§ WHAT TO WORK ON
Only the lines from the one with "Write the TikZ code for this diagram." to the one with "(10,1.5) -- (670,1.5);", both included, should be output, without any images.

— BEGIN RECORD EXTRACTS —

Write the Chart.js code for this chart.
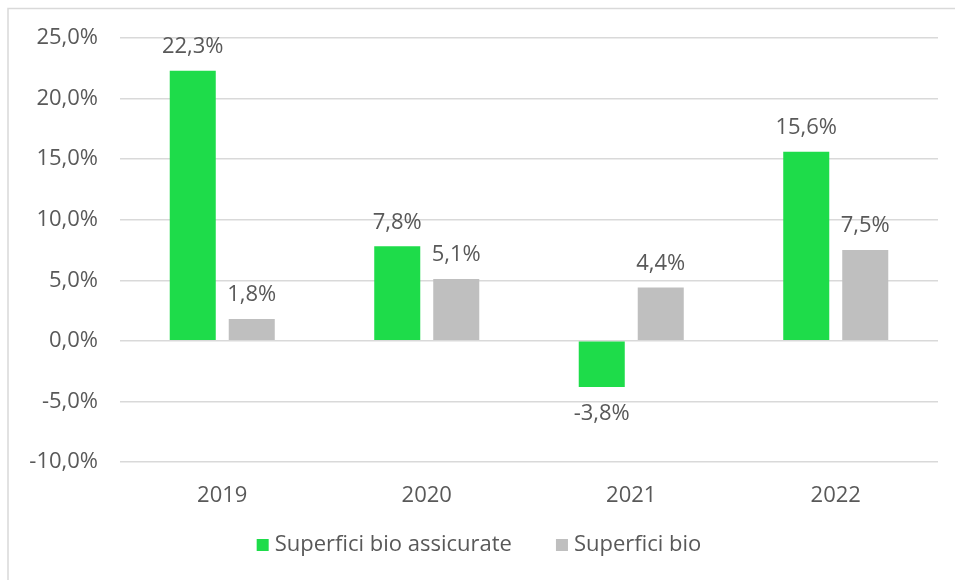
<!DOCTYPE html>
<html><head><meta charset="utf-8">
<script src="https://cdn.jsdelivr.net/npm/chart.js@4"></script>
<style>html,body{margin:0;padding:0;background:#fff}#wrap{width:955px;height:580px;position:relative}</style>
</head><body><div id="wrap"><canvas id="c" width="955" height="580"></canvas></div>
<script>
const categories = ['2019', '2020', '2021', '2022'];
const seriesNames = ['Superfici bio assicurate', 'Superfici bio'];
const assicurate = [22.3, 7.8, -3.8, 15.6];
const bio = [1.8, 5.1, 4.4, 7.5];
const yTicks = { min: -10, max: 25, step: 5 };

const FONT = '"Open Sans", Lato, sans-serif';
const FS = 22;
const TXT = '#595959';
const fmt = v => v.toFixed(1).replace('.', ',') + '%';

const frame = {
  id: 'frame',
  beforeDraw(chart) {
    const ctx = chart.ctx;
    ctx.save();
    ctx.strokeStyle = '#D9D9D9';
    ctx.lineWidth = 1.5;
    ctx.beginPath();
    ctx.moveTo(8, 580); ctx.lineTo(8, 8.5); ctx.lineTo(955, 8.5);
    ctx.stroke();
    ctx.restore();
  }
};
const labels = {
  id: 'labels',
  afterDatasetsDraw(chart) {
    const ctx = chart.ctx;
    ctx.save();
    ctx.font = FS + 'px ' + FONT;
    ctx.fillStyle = TXT;
    ctx.textAlign = 'center';
    ctx.textBaseline = 'middle';
    chart.data.datasets.forEach((ds, i) => {
      chart.getDatasetMeta(i).data.forEach((bar, j) => {
        const v = ds.data[j];
        const y = v >= 0 ? bar.y - 24 : bar.y + 27;
        ctx.fillText(fmt(v), bar.x, y);
      });
    });
    ctx.restore();
  }
};
const legend = {
  id: 'customLegend',
  afterDraw(chart) {
    const ctx = chart.ctx;
    ctx.save();
    ctx.font = FS + 'px ' + FONT;
    ctx.textBaseline = 'middle';
    ctx.textAlign = 'left';
    const box = 12, gapText = 6, gapItem = 44, cy = 545;
    const items = chart.data.datasets.map(d => ({ text: d.label, color: d.backgroundColor, w: ctx.measureText(d.label).width }));
    let total = 0;
    items.forEach((it, i) => { total += box + gapText + it.w + (i ? gapItem : 0); });
    let x = 479 - total / 2;
    items.forEach(it => {
      ctx.fillStyle = it.color;
      ctx.fillRect(x, cy - box / 2, box, box);
      ctx.fillStyle = TXT;
      ctx.fillText(it.text, x + box + gapText, cy);
      x += box + gapText + it.w + gapItem;
    });
    ctx.restore();
  }
};

new Chart(document.getElementById('c'), {
  type: 'bar',
  data: {
    labels: categories,
    datasets: [
      { label: seriesNames[0], data: assicurate, backgroundColor: '#1EDC4A' },
      { label: seriesNames[1], data: bio, backgroundColor: '#BFBFBF' }
    ]
  },
  options: {
    responsive: false,
    animation: false,
    datasets: { bar: { categoryPercentage: 0.577, barPercentage: 0.78 } },
    layout: { padding: { top: 38, right: 17, left: 0, bottom: 58 } },
    plugins: {
      tooltip: { enabled: false },
      legend: { display: false }
    },
    scales: {
      x: {
        grid: { display: false },
        border: { display: false },
        ticks: { font: { family: FONT, size: FS }, color: TXT, padding: 13 },
        afterFit(s) { s.height = 60; }
      },
      y: {
        min: yTicks.min, max: yTicks.max,
        grid: { color: '#D9D9D9', lineWidth: 1.5, drawTicks: false },
        border: { display: false },
        ticks: { stepSize: yTicks.step, font: { family: FONT, size: FS }, color: TXT, padding: 22, callback: v => fmt(v) },
        afterFit(s) { s.width = 120; }
      }
    }
  },
  plugins: [frame, labels, legend]
});
</script></body></html>
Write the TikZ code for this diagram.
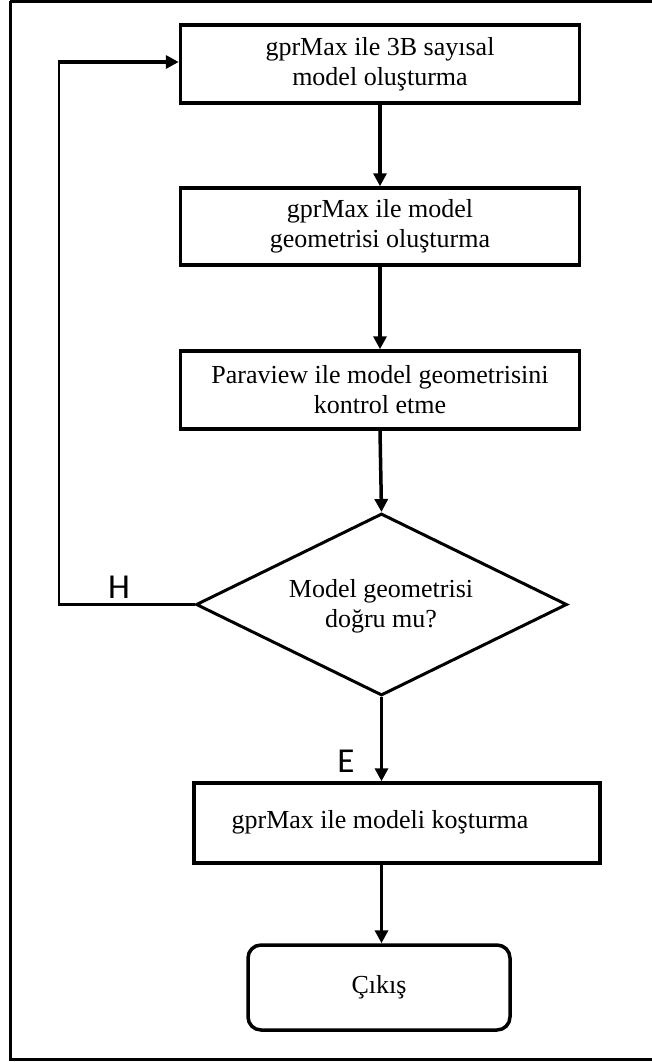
\documentclass[tikz,border=0pt]{standalone}
\usepackage{fontspec}
\setmainfont{Liberation Serif}
\newfontfamily\calib{Carlito}
\usetikzlibrary{arrows.meta,shapes.geometric}
\tikzset{
  box/.style={draw, line width=3.5pt, rectangle, align=center, inner sep=0pt,
    font=\fontsize{26}{30}\selectfont},
  dec/.style={draw, line width=3pt, diamond, inner sep=0pt, align=center,
    font=\fontsize{26}{30}\selectfont},
  flow/.style={line width=3.5pt, -{Triangle[length=13pt,width=13pt]}},
  thinline/.style={line width=2.5pt},
  lab/.style={font=\calib\fontsize{35}{40}\selectfont, inner sep=0pt},
  txt/.style={font=\fontsize{26}{30}\selectfont, inner sep=0pt, align=center},
  frame/.style={draw, line width=3pt}
}
\begin{document}
\begin{tikzpicture}[x=1pt,y=-1pt]
\useasboundingbox (0,0) rectangle (652,1062);
\draw[frame] (10,1.5) -- (10,1059) -- (670,1059);
\draw[frame] (10,1.5) -- (670,1.5);

\node[box, minimum width=399pt, minimum height=78pt] (b1) at (380,64)
  {gprMax ile 3B sayısal\\model oluşturma};
\node[box, minimum width=399pt, minimum height=77pt] (b2) at (380,226.5)
  {gprMax ile model\\geometrisi oluşturma};
\node[box, minimum width=399pt, minimum height=78pt] (b3) at (380,390)
  {Paraview ile model geometrisini\\kontrol etme};
\node[dec, minimum width=371pt, minimum height=182pt] (d) at (381.5,604.5) {};
\node[txt] (dt) at (381,606) {Model geometrisi\\doğru mu?};
\node[box, minimum width=406pt, minimum height=80pt] (b5) at (397,823) {};
\node[txt] (t5) at (380,822) {gprMax ile modeli koşturma};
\node[box, rounded corners=13pt, minimum width=262pt, minimum height=85pt] (ex) at (379,987.5) {Çıkış};

\draw[flow] (b1.south) -- (b2.north);
\draw[flow] (b2.south) -- (b3.north);
\draw[flow] (b3.south) -- (d.north);
\draw[flow] (d.south) -- (d.south |- b5.north);
\coordinate (c2) at (b5.south -| d.south);
\draw[flow] (c2) -- (c2 |- ex.north);

\coordinate (c1) at (59,62);
\draw[thinline] (d.west) -- (d.west -| c1) -- (c1);
\draw[flow] ([xshift=-1.2pt]c1) -- (b1.west |- c1);

\node[lab] (h) at (119,587) {H};
\node[lab] (e) at (346,761) {E};
\end{tikzpicture}
\end{document}
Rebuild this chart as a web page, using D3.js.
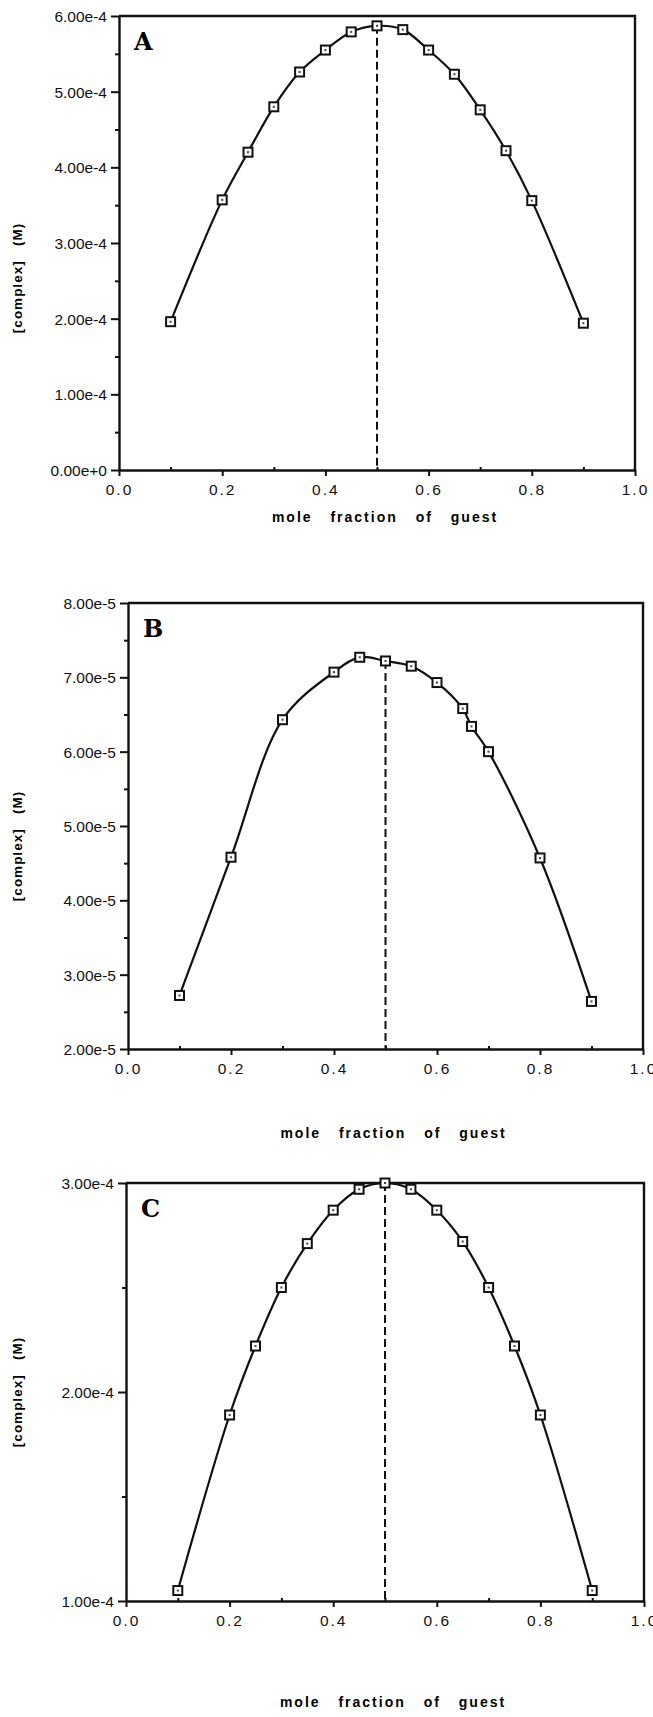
<!DOCTYPE html>
<html>
<head>
<meta charset="utf-8">
<script src="https://cdn.jsdelivr.net/npm/d3@7"></script>
<style>
  body { margin: 0; background: #fff; }
  svg { display: block; }
  .tick text { font-family: "Liberation Sans", Arial, sans-serif; fill: #111; }
</style>
</head>
<body>
<div id="chart"></div>
<script>
// x tick labels (shared by all three panels)
var xTickValues = [0, 0.2, 0.4, 0.6, 0.8, 1.0];
var xTickLabels = ["0.0", "0.2", "0.4", "0.6", "0.8", "1.0"];
var xMinorValues = [0.1, 0.3, 0.5, 0.7, 0.9];

// Panel A data
var fractionA = [0.1, 0.2, 0.25, 0.3, 0.35, 0.4, 0.45, 0.5, 0.55, 0.6, 0.65, 0.7, 0.75, 0.8, 0.9];
var complexA = [1.96e-4, 3.57e-4, 4.20e-4, 4.80e-4, 5.26e-4, 5.55e-4, 5.79e-4, 5.87e-4, 5.82e-4, 5.55e-4, 5.23e-4, 4.76e-4, 4.22e-4, 3.56e-4, 1.94e-4];
var yTicksA = [0, 1e-4, 2e-4, 3e-4, 4e-4, 5e-4, 6e-4];
var yLabelsA = ["0.00e+0", "1.00e-4", "2.00e-4", "3.00e-4", "4.00e-4", "5.00e-4", "6.00e-4"];
var yMinorA = [0.5e-4, 1.5e-4, 2.5e-4, 3.5e-4, 4.5e-4, 5.5e-4];

// Panel B data
var fractionB = [0.1, 0.2, 0.3, 0.4, 0.45, 0.5, 0.55, 0.6, 0.65, 0.667, 0.7, 0.8, 0.9];
var complexB = [2.72e-5, 4.58e-5, 6.43e-5, 7.07e-5, 7.27e-5, 7.22e-5, 7.15e-5, 6.93e-5, 6.58e-5, 6.34e-5, 6.00e-5, 4.57e-5, 2.64e-5];
var yTicksB = [2e-5, 3e-5, 4e-5, 5e-5, 6e-5, 7e-5, 8e-5];
var yLabelsB = ["2.00e-5", "3.00e-5", "4.00e-5", "5.00e-5", "6.00e-5", "7.00e-5", "8.00e-5"];
var yMinorB = [2.5e-5, 3.5e-5, 4.5e-5, 5.5e-5, 6.5e-5, 7.5e-5];

// Panel C data
var fractionC = [0.1, 0.2, 0.25, 0.3, 0.35, 0.4, 0.45, 0.5, 0.55, 0.6, 0.65, 0.7, 0.75, 0.8, 0.9];
var complexC = [1.05e-4, 1.89e-4, 2.22e-4, 2.50e-4, 2.71e-4, 2.87e-4, 2.97e-4, 3.00e-4, 2.97e-4, 2.87e-4, 2.72e-4, 2.50e-4, 2.22e-4, 1.89e-4, 1.05e-4];
var yTicksC = [1e-4, 2e-4, 3e-4];
var yLabelsC = ["1.00e-4", "2.00e-4", "3.00e-4"];
var yMinorC = [1.5e-4, 2.5e-4];

var svgWidth = 653;
var svgHeight = 1717;

var svg = d3.select("#chart")
  .append("svg")
  .attr("width", svgWidth)
  .attr("height", svgHeight);

// layout of each panel on the page
var panels = [
  { letter: "A", xs: fractionA, ys: complexA, yTicks: yTicksA, yLabels: yLabelsA, yMinor: yMinorA,
    left: 119, right: 635, top: 16, bottom: 470, titleY: 522, labelY: 278 },
  { letter: "B", xs: fractionB, ys: complexB, yTicks: yTicksB, yLabels: yLabelsB, yMinor: yMinorB,
    left: 128, right: 643, top: 603, bottom: 1049, titleY: 1138, labelY: 846 },
  { letter: "C", xs: fractionC, ys: complexC, yTicks: yTicksC, yLabels: yLabelsC, yMinor: yMinorC,
    left: 126, right: 644, top: 1183, bottom: 1601, titleY: 1707, labelY: 1392 }
];

panels.forEach(function(p) {
  var width = p.right - p.left;
  var height = p.bottom - p.top;

  var g = svg.append("g")
    .attr("transform", `translate(${p.left}, ${p.top})`);

  var xScale = d3.scaleLinear().domain([0, 1]).range([0, width]);
  var yScale = d3.scaleLinear()
    .domain([p.yTicks[0], p.yTicks[p.yTicks.length - 1]])
    .range([height, 0]);

  // frame (top and right)
  g.append("path")
    .attr("d", `M0,0H${width}V${height}`)
    .attr("fill", "none")
    .attr("stroke", "#111")
    .attr("stroke-width", 2.4);

  // minor ticks
  var yMinorAxis = d3.axisLeft(yScale).tickValues(p.yMinor).tickSize(4).tickFormat("").tickSizeOuter(0);
  g.append("g").call(yMinorAxis).call(s => s.select(".domain").remove());

  var xMinorAxis = d3.axisTop(xScale).tickValues(xMinorValues).tickSize(3).tickFormat("").tickSizeOuter(0);
  g.append("g").attr("transform", `translate(0, ${height})`)
    .call(xMinorAxis).call(s => s.select(".domain").remove());

  // major axes
  var xAxis = d3.axisBottom(xScale)
    .tickValues(xTickValues)
    .tickFormat((d, i) => xTickLabels[i])
    .tickSize(6)
    .tickPadding(8)
    .tickSizeOuter(0);

  var yAxis = d3.axisLeft(yScale)
    .tickValues(p.yTicks)
    .tickFormat((d, i) => p.yLabels[i])
    .tickSize(8)
    .tickPadding(4)
    .tickSizeOuter(0);

  var xg = g.append("g")
    .attr("transform", `translate(0, ${height})`)
    .call(xAxis);
  xg.selectAll("text").attr("font-size", 15.5).attr("letter-spacing", "2px");

  var yg = g.append("g").call(yAxis);
  yg.selectAll("text").attr("font-size", 15.5).attr("dy", "0.35em");

  g.selectAll(".domain").attr("stroke", "#111").attr("stroke-width", 2.4);
  g.selectAll(".tick line").attr("stroke", "#111").attr("stroke-width", 2);

  // dashed line at x = 0.5
  var midVal = p.ys[p.xs.indexOf(0.5)];
  g.append("line")
    .attr("x1", xScale(0.5))
    .attr("x2", xScale(0.5))
    .attr("y1", yScale(midVal))
    .attr("y2", height)
    .attr("stroke", "#111")
    .attr("stroke-width", 2)
    .attr("stroke-dasharray", "8,4");

  // curve through the points
  var line = d3.line()
    .x((d, i) => xScale(p.xs[i]))
    .y(d => yScale(d))
    .curve(d3.curveCatmullRom.alpha(0.5));

  g.append("path")
    .datum(p.ys)
    .attr("d", line)
    .attr("fill", "none")
    .attr("stroke", "#111")
    .attr("stroke-width", 2.2);

  // square markers with a small dot inside
  var marks = g.selectAll(".mark")
    .data(p.ys)
    .enter()
    .append("g")
    .attr("class", "mark")
    .attr("transform", (d, i) => `translate(${xScale(p.xs[i])}, ${yScale(d)})`);

  marks.append("rect")
    .attr("x", -4.5)
    .attr("y", -4.5)
    .attr("width", 9)
    .attr("height", 9)
    .attr("fill", "#fff")
    .attr("stroke", "#111")
    .attr("stroke-width", 2);

  marks.append("rect")
    .attr("x", -1)
    .attr("y", -1)
    .attr("width", 2)
    .attr("height", 2)
    .attr("fill", "#444");

  // panel letter
  g.append("text")
    .attr("x", 15)
    .attr("y", 34)
    .attr("font-family", "'DejaVu Serif', 'Liberation Serif', serif")
    .attr("font-weight", "bold")
    .attr("font-size", 24)
    .text(p.letter);

  // y axis title
  svg.append("text")
    .attr("transform", `translate(22, ${p.labelY}) rotate(-90)`)
    .attr("text-anchor", "middle")
    .attr("font-family", "'Liberation Sans', Arial, sans-serif")
    .attr("font-weight", "bold")
    .attr("font-size", 13.5)
    .attr("letter-spacing", "1px")
    .style("white-space", "pre")
    .text("[complex]   (M)");

  // x axis title
  svg.append("text")
    .attr("x", p.left + width * 0.5 + 8)
    .attr("y", p.titleY)
    .attr("text-anchor", "middle")
    .attr("font-family", "'Liberation Sans', Arial, sans-serif")
    .attr("font-weight", "bold")
    .attr("font-size", 14)
    .attr("letter-spacing", "2px")
    .attr("word-spacing", "12px")
    .text("mole fraction of guest");
});
</script>
</body>
</html>
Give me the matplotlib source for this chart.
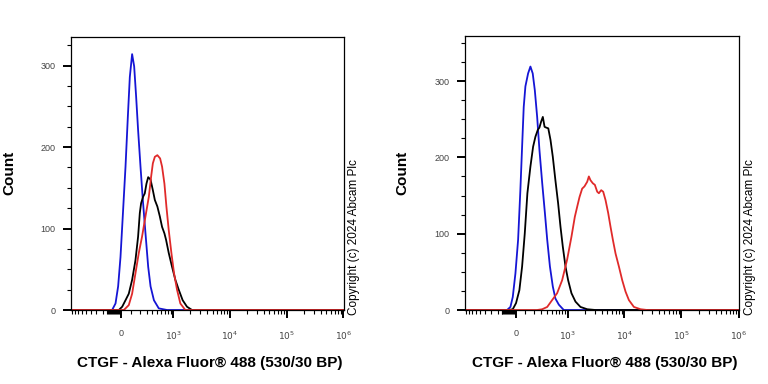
import numpy as np
import matplotlib.pyplot as plt
from matplotlib.ticker import FixedLocator, NullFormatter

plt.rcParams['font.family'] = ['Liberation Sans', 'DejaVu Sans']

# ---- data (fluorescence intensity, count) ----
# left panel
left_blue_x = [-950, -97, -61, -34, -10, 13, 41, 65, 86, 111, 134, 157, 181, 212, 244, 283, 326, 367, 431, 538, 771, 1.02e6]
left_blue_y = [0, 0, 8, 29, 65, 115, 176, 237, 286, 314, 299, 262, 221, 176, 135, 94, 53, 29, 12, 2, 0, 0]

left_red_x = [-950, 24, 75, 111, 149, 190, 233, 283, 337, 378, 410, 450, 505, 571, 622, 689, 750, 828, 926, 1035, 1170, 1343, 1648, 2165, 1.02e6]
left_red_y = [0, 0, 6, 20, 45, 70, 90, 115, 139, 164, 180, 188, 190, 186, 176, 155, 127, 98, 70, 45, 25, 8, 0, 0, 0]

left_black_x = [-950, -27, 7, 41, 75, 111, 149, 181, 203, 220, 248, 272, 298, 326, 367, 410, 450, 505, 563, 622, 689, 740, 828, 952, 1093, 1255, 1477, 1765, 2165, 2838, 1.02e6]
left_black_y = [0, 0, 4, 12, 20, 37, 61, 90, 119, 131, 139, 143, 155, 163, 160, 147, 135, 127, 115, 102, 94, 86, 70, 53, 37, 25, 12, 4, 0, 0, 0]

# right panel
right_blue_x = [-950, -89, -54, -30, -3, 24, 47, 65, 82, 100, 130, 157, 185, 212, 244, 277, 321, 367, 410, 465, 529, 594, 689, 850, 1123, 1.02e6]
right_blue_y = [0, 0, 4, 17, 48, 92, 157, 214, 266, 293, 310, 319, 310, 288, 253, 210, 166, 127, 92, 57, 31, 15, 7, 0, 0, 0]

right_black_x = [-950, -72, -30, 3, 37, 65, 93, 122, 157, 190, 220, 253, 277, 304, 331, 361, 391, 431, 477, 529, 594, 668, 740, 816, 913, 1020, 1170, 1380, 1693, 2225, 3118, 1.02e6]
right_black_y = [0, 0, 1, 9, 26, 57, 100, 153, 188, 214, 227, 236, 239, 247, 253, 240, 239, 238, 223, 201, 170, 140, 109, 83, 57, 39, 22, 11, 4, 1, 0, 0]

right_red_x = [-950, 244, 321, 410, 514, 640, 793, 978, 1170, 1343, 1477, 1628, 1813, 1994, 2225, 2380, 2545, 2798, 3035, 3338, 3570, 3923, 4253, 4674, 5205, 5720, 6285, 7000, 8015, 9168, 10490, 12000, 14690, 19225, 25175, 1.02e6]
right_red_y = [0, 0, 1, 4, 13, 22, 39, 66, 96, 122, 135, 148, 159, 162, 168, 175, 170, 166, 164, 155, 153, 157, 155, 144, 127, 109, 92, 74, 57, 39, 24, 13, 4, 1, 0, 0]

x_major = [0, 1e3, 1e4, 1e5, 1e6]
x_major_labels = ['0', '$10^3$', '$10^4$', '$10^5$', '$10^6$']
y_major = [0, 100, 200, 300]
xlabel = 'CTGF - Alexa Fluor® 488 (530/30 BP)'
copyright_txt = 'Copyright (c) 2024 Abcam Plc'

W = 250.0


def fwd(x):
    return np.arcsinh(np.asarray(x) / W) / np.log(10)


def inv(y):
    return W * np.sinh(np.asarray(y) * np.log(10))


def minor_ticks():
    t = [-v for v in range(200, 1000, 100)]
    t += list(range(-150, 0, 10))
    t += list(range(100, 1000, 100))
    for e in [3, 4, 5]:
        t += [k * 10 ** e for k in range(2, 10)]
    return t


def style(ax, ytop):
    ax.set_xscale('function', functions=(fwd, inv))
    ax.set_xlim(-950, 1.02e6)
    ax.set_ylim(0, ytop)
    ax.xaxis.set_major_locator(FixedLocator(x_major))
    ax.set_xticklabels(x_major_labels)
    ax.xaxis.set_minor_locator(FixedLocator(minor_ticks()))
    ax.xaxis.set_minor_formatter(NullFormatter())
    ax.yaxis.set_major_locator(FixedLocator(y_major))
    ax.yaxis.set_minor_locator(FixedLocator(np.arange(0, ytop, 25)))
    ax.tick_params(which='major', length=6, width=1.4, labelsize=6.5,
                   labelcolor='#444444', pad=5)
    ax.tick_params(axis='x', which='major', pad=8)
    ax.tick_params(which='minor', length=3, width=0.8)
    for s in ax.spines.values():
        s.set_linewidth(0.9)


fig = plt.figure(figsize=(7.68, 3.84), dpi=100)
axL = fig.add_axes([0.0924, 0.1927, 0.3555, 0.7109])
axR = fig.add_axes([0.6055, 0.1927, 0.3568, 0.7135])

axL.plot(left_blue_x, left_blue_y, color='#1515d5', lw=1.3)
axL.plot(left_black_x, left_black_y, color='black', lw=1.3)
axL.plot(left_red_x, left_red_y, color='#e02a2a', lw=1.3)
style(axL, 335)

axR.plot(right_blue_x, right_blue_y, color='#1515d5', lw=1.3)
axR.plot(right_black_x, right_black_y, color='black', lw=1.3)
axR.plot(right_red_x, right_red_y, color='#e02a2a', lw=1.3)
style(axR, 359)

for cx, xc in [(9, 210), (402, 605)]:
    fig.text(cx / 768, 1 - 173 / 384, 'Count', rotation=90, ha='center', va='center',
             fontsize=11, fontweight='bold')
    fig.text(xc / 768, 1 - 363 / 384, xlabel, ha='center', va='center',
             fontsize=11, fontweight='bold')
for cx in [354, 750]:
    fig.text(cx / 768, 1 - 237 / 384, copyright_txt, rotation=90, ha='center', va='center',
             fontsize=8.5)

fig.savefig('out.png', dpi=100)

— END RECORD EXTRACTS —

§ ANSWER TO THE TASK
Write the TikZ code for this diagram.
\documentclass[tikz,border=0pt]{standalone}
\usepackage{fontspec}
\setmainfont{Liberation Serif}
\newfontfamily\calib{Carlito}
\usetikzlibrary{arrows.meta,shapes.geometric}
\tikzset{
  box/.style={draw, line width=3.5pt, rectangle, align=center, inner sep=0pt,
    font=\fontsize{26}{30}\selectfont},
  dec/.style={draw, line width=3pt, diamond, inner sep=0pt, align=center,
    font=\fontsize{26}{30}\selectfont},
  flow/.style={line width=3.5pt, -{Triangle[length=13pt,width=13pt]}},
  thinline/.style={line width=2.5pt},
  lab/.style={font=\calib\fontsize{35}{40}\selectfont, inner sep=0pt},
  txt/.style={font=\fontsize{26}{30}\selectfont, inner sep=0pt, align=center},
  frame/.style={draw, line width=3pt}
}
\begin{document}
\begin{tikzpicture}[x=1pt,y=-1pt]
\useasboundingbox (0,0) rectangle (652,1062);
\draw[frame] (10,1.5) -- (10,1059) -- (670,1059);
\draw[frame] (10,1.5) -- (670,1.5);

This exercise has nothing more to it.